▶ _Objective_:
Quote all entries exactly, leaving pictures aside.

▶ _Records to use_:
**********

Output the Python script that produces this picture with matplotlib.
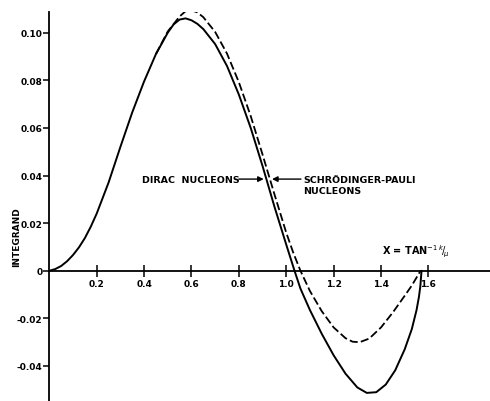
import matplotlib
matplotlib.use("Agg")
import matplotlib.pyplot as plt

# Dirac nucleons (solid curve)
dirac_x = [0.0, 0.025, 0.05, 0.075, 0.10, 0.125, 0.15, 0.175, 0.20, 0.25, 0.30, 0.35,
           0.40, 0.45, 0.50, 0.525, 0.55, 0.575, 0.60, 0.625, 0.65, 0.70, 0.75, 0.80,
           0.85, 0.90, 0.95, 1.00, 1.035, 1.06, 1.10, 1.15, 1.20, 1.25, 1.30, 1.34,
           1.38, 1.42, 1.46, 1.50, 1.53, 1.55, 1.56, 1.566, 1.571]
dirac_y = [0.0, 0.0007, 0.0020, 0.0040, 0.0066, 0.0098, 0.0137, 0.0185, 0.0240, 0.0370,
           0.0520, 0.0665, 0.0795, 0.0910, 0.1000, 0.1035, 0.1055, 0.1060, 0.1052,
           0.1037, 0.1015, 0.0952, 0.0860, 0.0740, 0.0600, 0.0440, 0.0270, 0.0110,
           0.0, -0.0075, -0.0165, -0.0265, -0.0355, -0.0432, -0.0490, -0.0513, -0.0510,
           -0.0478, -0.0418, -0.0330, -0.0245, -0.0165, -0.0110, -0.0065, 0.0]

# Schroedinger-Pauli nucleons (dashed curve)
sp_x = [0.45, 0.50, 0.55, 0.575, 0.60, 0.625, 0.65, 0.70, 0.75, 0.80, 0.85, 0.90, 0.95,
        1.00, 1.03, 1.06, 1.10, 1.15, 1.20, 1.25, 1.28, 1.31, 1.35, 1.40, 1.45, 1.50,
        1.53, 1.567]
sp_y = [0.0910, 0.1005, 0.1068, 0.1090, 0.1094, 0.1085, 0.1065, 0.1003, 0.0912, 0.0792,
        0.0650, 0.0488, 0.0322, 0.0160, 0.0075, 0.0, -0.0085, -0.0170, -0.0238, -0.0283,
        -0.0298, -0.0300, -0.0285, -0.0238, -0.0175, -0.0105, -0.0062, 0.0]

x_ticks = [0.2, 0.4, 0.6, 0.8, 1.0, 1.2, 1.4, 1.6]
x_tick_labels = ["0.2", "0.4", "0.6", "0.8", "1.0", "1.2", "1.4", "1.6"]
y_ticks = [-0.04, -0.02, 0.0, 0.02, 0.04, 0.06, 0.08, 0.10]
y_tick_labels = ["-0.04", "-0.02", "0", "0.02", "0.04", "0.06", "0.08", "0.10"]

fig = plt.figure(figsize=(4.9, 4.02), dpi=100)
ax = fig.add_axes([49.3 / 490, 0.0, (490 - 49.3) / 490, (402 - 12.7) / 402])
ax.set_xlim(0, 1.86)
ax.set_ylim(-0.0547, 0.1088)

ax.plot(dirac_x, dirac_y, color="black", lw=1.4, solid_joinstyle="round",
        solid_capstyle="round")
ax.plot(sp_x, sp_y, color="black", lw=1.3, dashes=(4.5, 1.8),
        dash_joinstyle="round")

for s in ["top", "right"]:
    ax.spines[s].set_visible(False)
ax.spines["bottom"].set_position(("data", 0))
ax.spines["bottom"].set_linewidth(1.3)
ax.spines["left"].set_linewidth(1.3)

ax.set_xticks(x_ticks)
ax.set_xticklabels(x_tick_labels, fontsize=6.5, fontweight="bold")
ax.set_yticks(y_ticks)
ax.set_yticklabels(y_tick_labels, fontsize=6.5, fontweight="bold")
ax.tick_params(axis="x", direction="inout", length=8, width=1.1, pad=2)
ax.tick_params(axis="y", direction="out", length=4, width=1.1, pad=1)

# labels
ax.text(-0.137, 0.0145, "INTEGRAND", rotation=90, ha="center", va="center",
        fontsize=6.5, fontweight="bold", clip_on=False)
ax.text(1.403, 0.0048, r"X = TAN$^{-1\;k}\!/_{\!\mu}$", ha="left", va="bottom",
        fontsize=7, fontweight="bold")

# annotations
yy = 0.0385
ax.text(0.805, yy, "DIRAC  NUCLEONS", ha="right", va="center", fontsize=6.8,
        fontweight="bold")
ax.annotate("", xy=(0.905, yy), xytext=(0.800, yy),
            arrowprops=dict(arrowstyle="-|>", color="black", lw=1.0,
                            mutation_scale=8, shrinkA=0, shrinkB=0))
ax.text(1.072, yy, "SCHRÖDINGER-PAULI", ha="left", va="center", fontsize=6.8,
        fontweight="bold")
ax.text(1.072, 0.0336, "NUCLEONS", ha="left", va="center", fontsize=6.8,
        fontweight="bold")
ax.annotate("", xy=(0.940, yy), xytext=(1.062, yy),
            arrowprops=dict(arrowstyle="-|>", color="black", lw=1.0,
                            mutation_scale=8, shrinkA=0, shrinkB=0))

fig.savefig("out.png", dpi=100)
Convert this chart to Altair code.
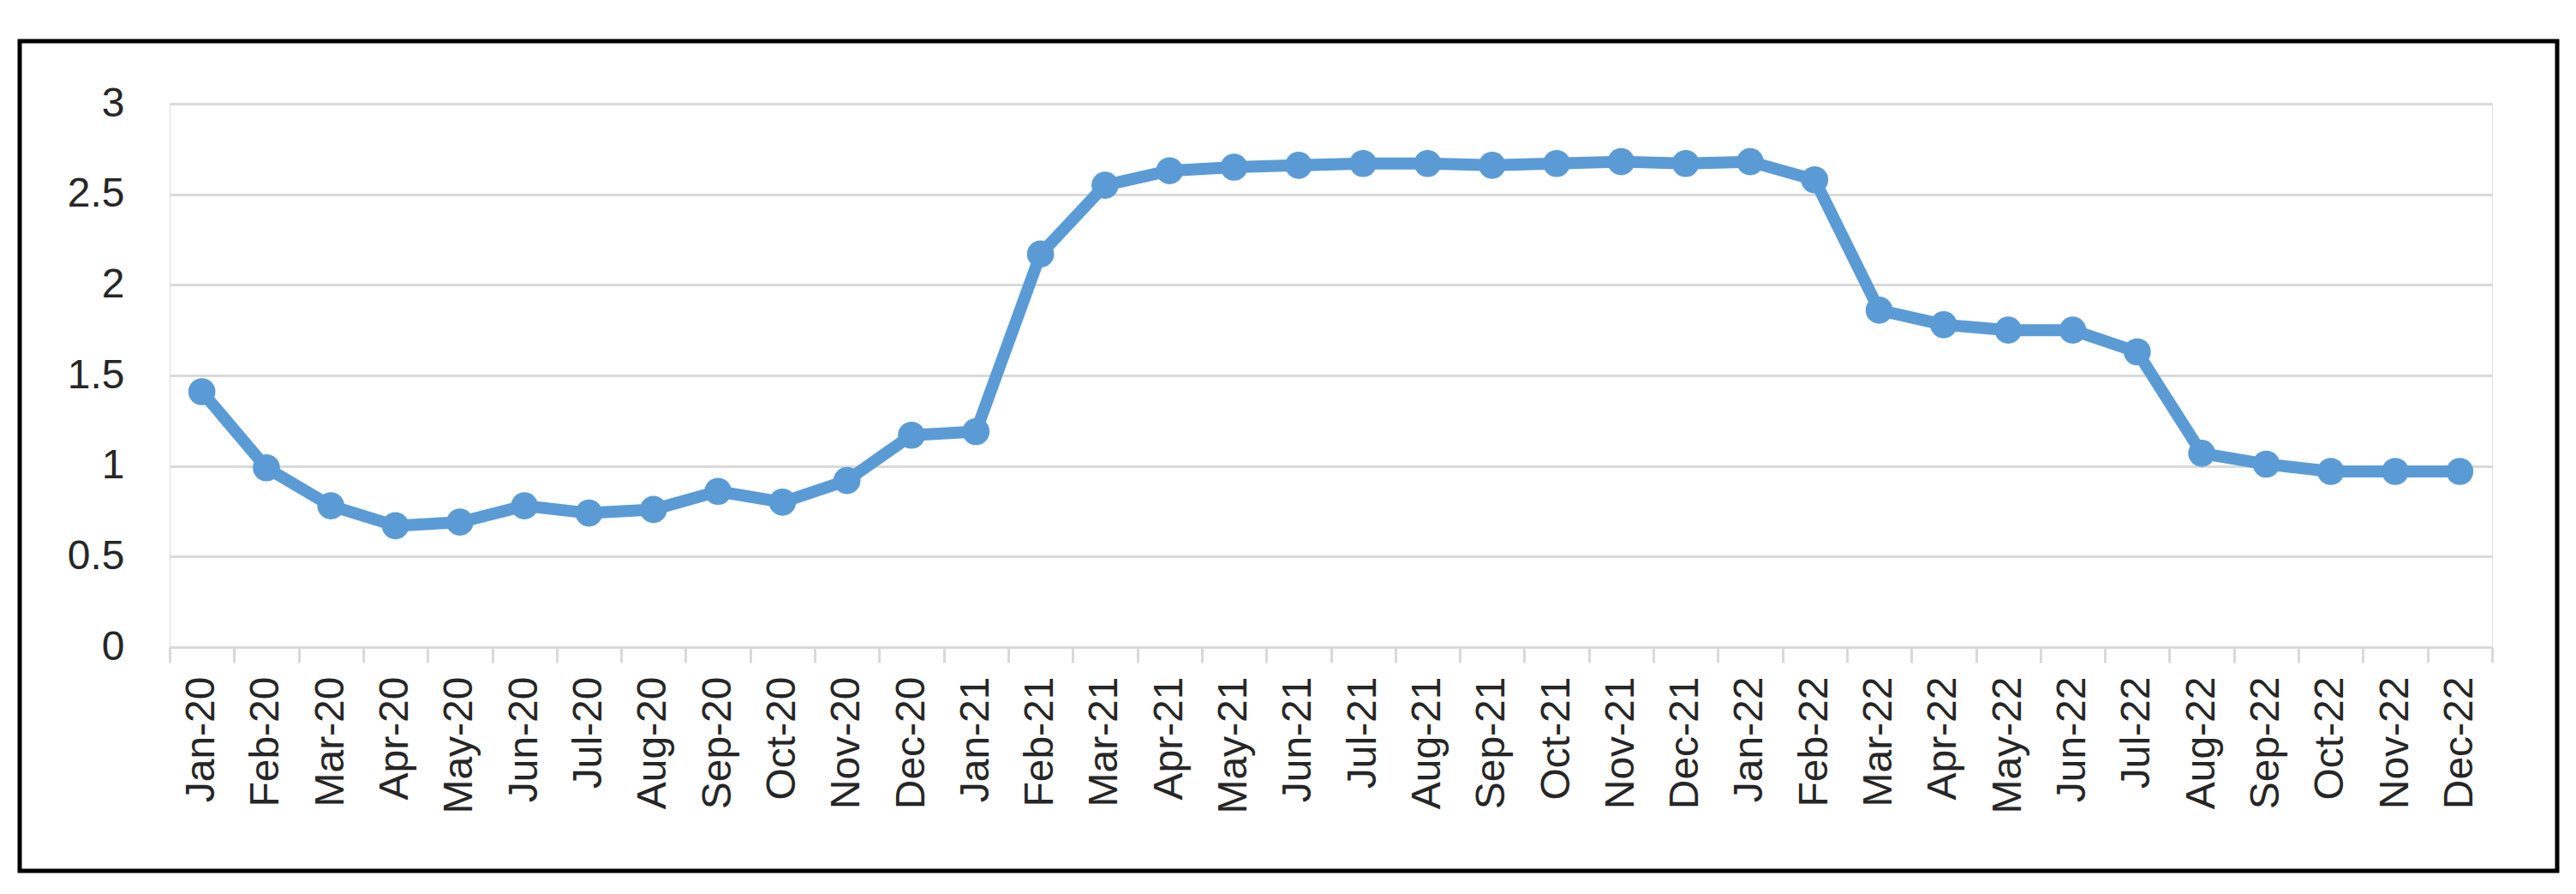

**********

▶ _Answer to the exercise_:
Output the Python script that produces this picture with matplotlib.
import matplotlib
matplotlib.use("Agg")
import matplotlib.pyplot as plt

# Dirac nucleons (solid curve)
dirac_x = [0.0, 0.025, 0.05, 0.075, 0.10, 0.125, 0.15, 0.175, 0.20, 0.25, 0.30, 0.35,
           0.40, 0.45, 0.50, 0.525, 0.55, 0.575, 0.60, 0.625, 0.65, 0.70, 0.75, 0.80,
           0.85, 0.90, 0.95, 1.00, 1.035, 1.06, 1.10, 1.15, 1.20, 1.25, 1.30, 1.34,
           1.38, 1.42, 1.46, 1.50, 1.53, 1.55, 1.56, 1.566, 1.571]
dirac_y = [0.0, 0.0007, 0.0020, 0.0040, 0.0066, 0.0098, 0.0137, 0.0185, 0.0240, 0.0370,
           0.0520, 0.0665, 0.0795, 0.0910, 0.1000, 0.1035, 0.1055, 0.1060, 0.1052,
           0.1037, 0.1015, 0.0952, 0.0860, 0.0740, 0.0600, 0.0440, 0.0270, 0.0110,
           0.0, -0.0075, -0.0165, -0.0265, -0.0355, -0.0432, -0.0490, -0.0513, -0.0510,
           -0.0478, -0.0418, -0.0330, -0.0245, -0.0165, -0.0110, -0.0065, 0.0]

# Schroedinger-Pauli nucleons (dashed curve)
sp_x = [0.45, 0.50, 0.55, 0.575, 0.60, 0.625, 0.65, 0.70, 0.75, 0.80, 0.85, 0.90, 0.95,
        1.00, 1.03, 1.06, 1.10, 1.15, 1.20, 1.25, 1.28, 1.31, 1.35, 1.40, 1.45, 1.50,
        1.53, 1.567]
sp_y = [0.0910, 0.1005, 0.1068, 0.1090, 0.1094, 0.1085, 0.1065, 0.1003, 0.0912, 0.0792,
        0.0650, 0.0488, 0.0322, 0.0160, 0.0075, 0.0, -0.0085, -0.0170, -0.0238, -0.0283,
        -0.0298, -0.0300, -0.0285, -0.0238, -0.0175, -0.0105, -0.0062, 0.0]

x_ticks = [0.2, 0.4, 0.6, 0.8, 1.0, 1.2, 1.4, 1.6]
x_tick_labels = ["0.2", "0.4", "0.6", "0.8", "1.0", "1.2", "1.4", "1.6"]
y_ticks = [-0.04, -0.02, 0.0, 0.02, 0.04, 0.06, 0.08, 0.10]
y_tick_labels = ["-0.04", "-0.02", "0", "0.02", "0.04", "0.06", "0.08", "0.10"]

fig = plt.figure(figsize=(4.9, 4.02), dpi=100)
ax = fig.add_axes([49.3 / 490, 0.0, (490 - 49.3) / 490, (402 - 12.7) / 402])
ax.set_xlim(0, 1.86)
ax.set_ylim(-0.0547, 0.1088)

ax.plot(dirac_x, dirac_y, color="black", lw=1.4, solid_joinstyle="round",
        solid_capstyle="round")
ax.plot(sp_x, sp_y, color="black", lw=1.3, dashes=(4.5, 1.8),
        dash_joinstyle="round")

for s in ["top", "right"]:
    ax.spines[s].set_visible(False)
ax.spines["bottom"].set_position(("data", 0))
ax.spines["bottom"].set_linewidth(1.3)
ax.spines["left"].set_linewidth(1.3)

ax.set_xticks(x_ticks)
ax.set_xticklabels(x_tick_labels, fontsize=6.5, fontweight="bold")
ax.set_yticks(y_ticks)
ax.set_yticklabels(y_tick_labels, fontsize=6.5, fontweight="bold")
ax.tick_params(axis="x", direction="inout", length=8, width=1.1, pad=2)
ax.tick_params(axis="y", direction="out", length=4, width=1.1, pad=1)

# labels
ax.text(-0.137, 0.0145, "INTEGRAND", rotation=90, ha="center", va="center",
        fontsize=6.5, fontweight="bold", clip_on=False)
ax.text(1.403, 0.0048, r"X = TAN$^{-1\;k}\!/_{\!\mu}$", ha="left", va="bottom",
        fontsize=7, fontweight="bold")

# annotations
yy = 0.0385
ax.text(0.805, yy, "DIRAC  NUCLEONS", ha="right", va="center", fontsize=6.8,
        fontweight="bold")
ax.annotate("", xy=(0.905, yy), xytext=(0.800, yy),
            arrowprops=dict(arrowstyle="-|>", color="black", lw=1.0,
                            mutation_scale=8, shrinkA=0, shrinkB=0))
ax.text(1.072, yy, "SCHRÖDINGER-PAULI", ha="left", va="center", fontsize=6.8,
        fontweight="bold")
ax.text(1.072, 0.0336, "NUCLEONS", ha="left", va="center", fontsize=6.8,
        fontweight="bold")
ax.annotate("", xy=(0.940, yy), xytext=(1.062, yy),
            arrowprops=dict(arrowstyle="-|>", color="black", lw=1.0,
                            mutation_scale=8, shrinkA=0, shrinkB=0))

fig.savefig("out.png", dpi=100)
Convert this chart to Altair code.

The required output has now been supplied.